By the way I tred creating a user page- it didn't appear to work for some reason - possibly our lousy connection out here in the boonies.
I'm almost done with my kill mulch- we are so far from town that it is hard to get cardboard or newspaper, so I can only see what I can scrounge when I make my weekly trip. About two thirds done, with at least the first layer of high carbon mulch to cover it. Will be interesting to see how this method works in this arid climate- things do not rot here easily.

Comment by Deb Sat Oct 6 19:22:30 2012
Deb, if you have an Aldi's store in your town they encourage people to take the boxes. Their stuff comes in by the skid and cases. Thats where I go
Comment by Irma Sat Oct 6 20:22:09 2012
I wish! There is only ONE grocery store here- an hour one direction or two hour the other way! Their boxes aren't great- mostly small, so the newspaper has been my friend. They let me take bundles of old ones- they just don't have more than a few bundles at one time. It's easier layering newspapers than bunches of little boxes! I wet them first so they don't blow away.
Comment by Deb Sat Oct 6 21:28:00 2012

Very nice looking girls! You'll get tons of eggs from them.

I'm curious, do you know where they cam from? Are they hatchery stock, or where they bred by the person you bought them from? :)

I prefer the nonindustrial RIR. You only get a handful less eggs, but more meat, very scrappy, they'll sit for you too if you let them.

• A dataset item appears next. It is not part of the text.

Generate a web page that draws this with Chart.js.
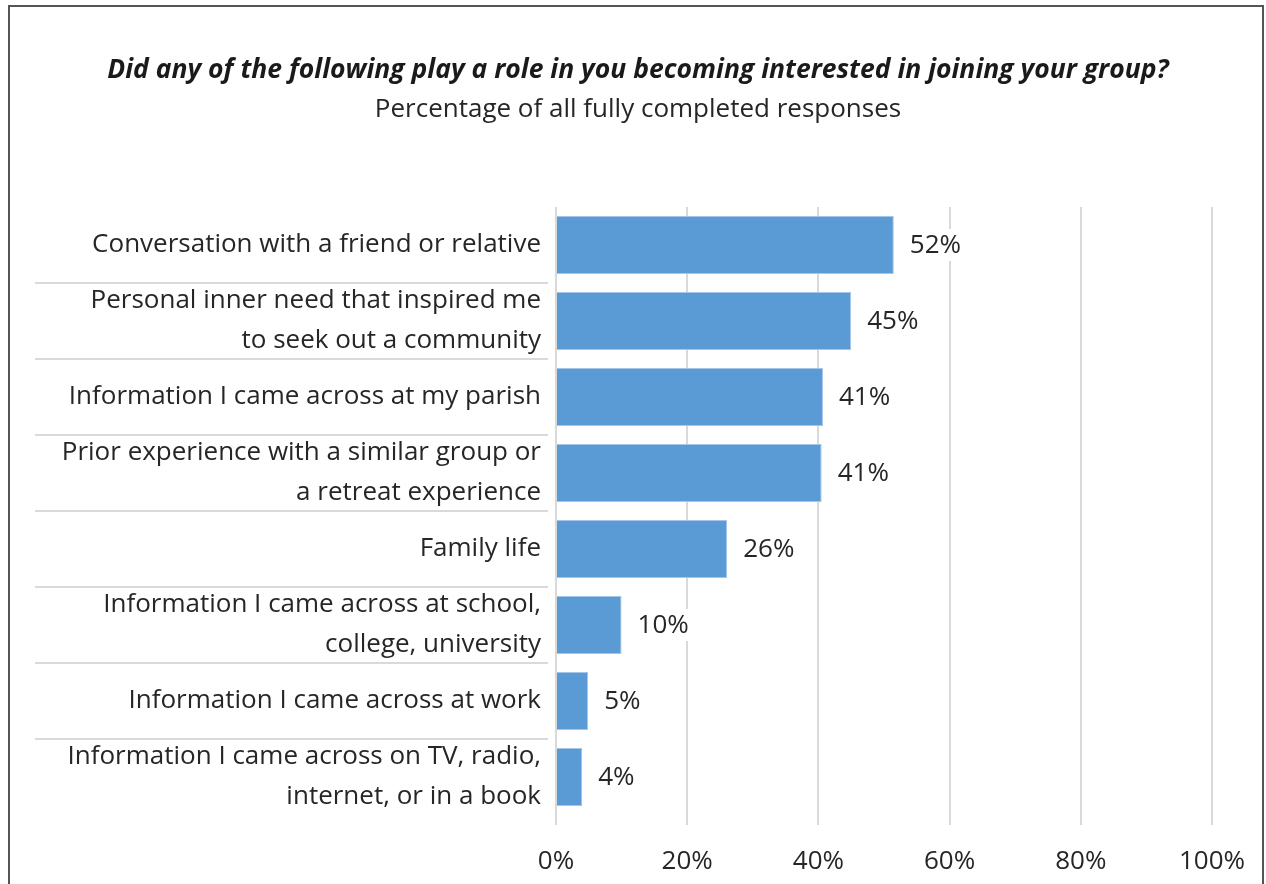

Comment by t Sun Oct 7 01:14:00 2012

Deb and Irma --- Finding cardboard or newspaper is the sticking point for us too. I agree with Deb that grocery store cardboard is subpar. We're lucky that our microbusiness produces a lot of packaging, and it all goes into the garden. :-) Someone else suggested liquor stores as a possible source of high quality boxes, assuming you don't have a refrigerator store nearby.

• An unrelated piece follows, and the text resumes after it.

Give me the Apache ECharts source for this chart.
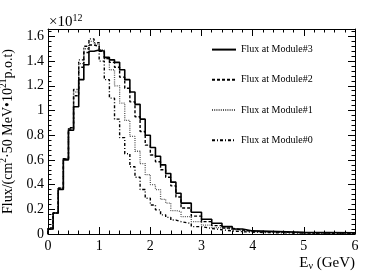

T, Sounds like we got lucky! The guy we bought them from is a major enthusiast and he hatches his own from breeding stock he's kept. I didn't think to ask him where those chickens originally came from, but was very impressed when he told me that his chickens free range and the Rhode Island Reds hunt further than anyone else for bugs. I'd be thrilled if one or more of them went broody in the spring!

Comment by anna Sun Oct 7 08:07:30 2012
It's probably a good thing that we couldn't go or else we would have returned with livestock that we're not prepared to care for yet! ;)
Comment by mitsy Sun Oct 7 09:57:16 2012
Mitsy --- Yep, it was dangerous there. I almost came home with a couple of silkie pullets and one guy tried really hard to sell me sheep. :-) I definitely recommend you checking it out, though, if you think you can keep your purchases in check.
Comment by anna Sun Oct 7 14:29:33 2012

Out of the 15 or so breeds that I raise, the rir are the ones I enjoy the most. They were the first chickens I got. By far the most intelligent breed aswell. In the morning theyre the last ones to come running for pellets, because their crops are already full.

Comment by t Sun Oct 7 22:13:20 2012
t, Rhode Island Reds were on our short list of varieties to try last year, but we fell in love with the australorps before we got there. I'm happy to see that we can tell their eggs apart from our hens' --- RIR eggs (or at least ours) seem more elongated --- so we'll be able to see who does what. Right now, the RIR are doing great for quantity, but their yolks are yellow instead of orange. Hopefully a week of our intense pasturing will have them up to our quality standards too!